Two solitudes started with NDP

Are Alex Atamanenko and the NDP blameless for the way Canada has changed under Stephen Harper's government?

The two political solitudes Alex Atamanenko (MP BC Southern Interior) wrote about in his letter of June 4 (Two new solitudes – Part 1, Trail Times June 4) emerged in 2005 when, he, under the leadership of NDP’s Jack Layton, joined forces with Conservative leader Stephen Harper to vote down PM Paul Martin’s Liberal government.

Now, Atamanenko complains that Canada has changed under Stephen Harper.  Well, the NDP and those who voted NDP are not blameless.  What did Atamanenko expect; that the majority of Canadians would vote for a dyed in the wool socialist regime?

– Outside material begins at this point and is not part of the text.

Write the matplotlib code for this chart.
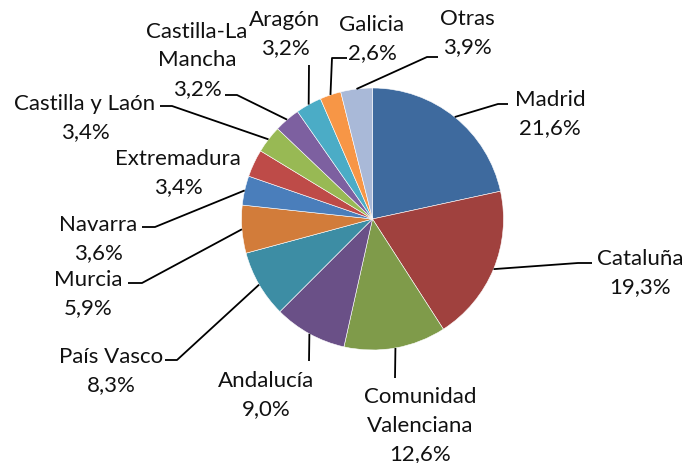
import matplotlib
matplotlib.use("Agg")
import matplotlib.pyplot as plt
import numpy as np

# ---- data ----
regions = ["Madrid", "Cataluña", "Comunidad\nValenciana", "Andalucía", "País Vasco",
           "Murcia", "Navarra", "Extremadura", "Castilla y Laón", "Castilla-La\nMancha",
           "Aragón", "Galicia", "Otras"]
shares = [21.6, 19.3, 12.6, 9.0, 8.3, 5.9, 3.6, 3.4, 3.4, 3.2, 3.2, 2.6, 3.9]
pct_labels = ["21,6%", "19,3%", "12,6%", "9,0%", "8,3%", "5,9%", "3,6%", "3,4%",
              "3,4%", "3,2%", "3,2%", "2,6%", "3,9%"]
colors = ["#3E6A9E", "#A0413E", "#7F9B4A", "#6A5087", "#3D8DA4", "#D27C3A",
          "#4A7EBB", "#BE4B48", "#98B954", "#7D60A0", "#4BACC6", "#F79646", "#A9B9D8"]

# ---- layout (pixel coordinates, y measured from top) ----
W, H = 685, 463
cx, cy, R = 372.5, 219.0, 131.0
# label block: (center x, baseline of first line)
label_pos = [(550, 106), (640, 265), (420, 403), (266, 387), (111, 363),
             (88, 286), (98, 231), (178, 165), (85, 110), (197, 38),
             (285, 26), (372, 31), (467, 25)]
# leader elbow & end points (None = no leader)
leaders = [[(498, 104), (508, 104)],
           [(578, 263), (592, 263)],
           [(395, 378)],
           [(309, 361)],
           [(177, 360), (165, 360)],
           [(142, 283), (128, 283)],
           [(155, 227), (142, 227)],
           None,
           [(172, 106), (160, 106)],
           [(237, 95), (225, 95)],
           [(309, 65)],
           [(332, 58), (347, 58)],
           [(427, 57), (438, 57)]]
line_h = 28.5

fig = plt.figure(figsize=(W / 100, H / 100), dpi=100)
ax = fig.add_axes([0, 0, 1, 1])

wedges, _ = ax.pie(shares, colors=colors, startangle=90, counterclock=False,
                   center=(cx, H - cy), radius=R, frame=True,
                   wedgeprops=dict(edgecolor="white", linewidth=0.4))
ax.set_xlim(0, W)
ax.set_ylim(0, H)
ax.set_aspect("equal")
ax.axis("off")

fp = dict(family=["Lato", "DejaVu Sans"], fontsize=16, color="#111111")
for i, w in enumerate(wedges):
    lines = regions[i].split("\n") + [pct_labels[i]]
    x0, b0 = label_pos[i]
    for k, t in enumerate(lines):
        ax.text(x0, H - (b0 + k * line_h), t, ha="center", va="baseline", **fp)
    if leaders[i] is not None:
        ang = np.deg2rad((w.theta1 + w.theta2) / 2)
        sx = cx + R * np.cos(ang)
        sy = (H - cy) + R * np.sin(ang)
        xs = [sx] + [p[0] for p in leaders[i]]
        ys = [sy] + [H - p[1] for p in leaders[i]]
        ax.plot(xs, ys, color="black", lw=1.3, solid_capstyle="butt")

fig.savefig("out.png", dpi=100)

Hindsight is 20/20 but one could see it coming.  The demise of the federal Liberal, and, yes, natural governing party, would lead to an American style extreme right versus extreme left.

The NDP’s new leader Thomas Mulcair is causing the great divide between East and West claiming, among other things, that Canada’s oil sands development has led to “Dutch” disease (a reliance on oil revenue).

I think if Canada had to have a disease, it might better be “Dutch” than “Greek.”

In Greece, an over reliance on generous, unsustainable social programs has led that country to bankruptcy and bail out by other countries such as Germany.  The Greeks are now suffering horrible but needed austerity measures, a result of largesse run amok.

Quebec has a similar problem to Greece.  Its generous social programs are not sustainable despite being the largest recipient of equalization payments from the same oil sands province, Alberta.

Mulcair wants to keep his votes in Quebec so too bad for those NDP MPs from Western Canada.  They now have to trot out the dog and pony show.

The political vehicle Mulcair uses is “environmental sustainability”.  If Mulcair and the NDP were really interested in “environmental sustainability and polluter pays programs”, they would apply the same measures and negative publicity to all resource industries, including those in Quebec and in Atamanenko’s riding.

Locally that resource industry, a private sector company and largest single economic driver in the Kootenays, just negotiated with its unionized employees.  The result is a substantial 18 per cent wage increase over 5 years, a 12 per cent increase in pension and a $10,000 signing bonus.

None of this settlement is due to the NDP, yet, local unions still go out to support Atamanenko, the same guy whose party wants to penalize the resource sector.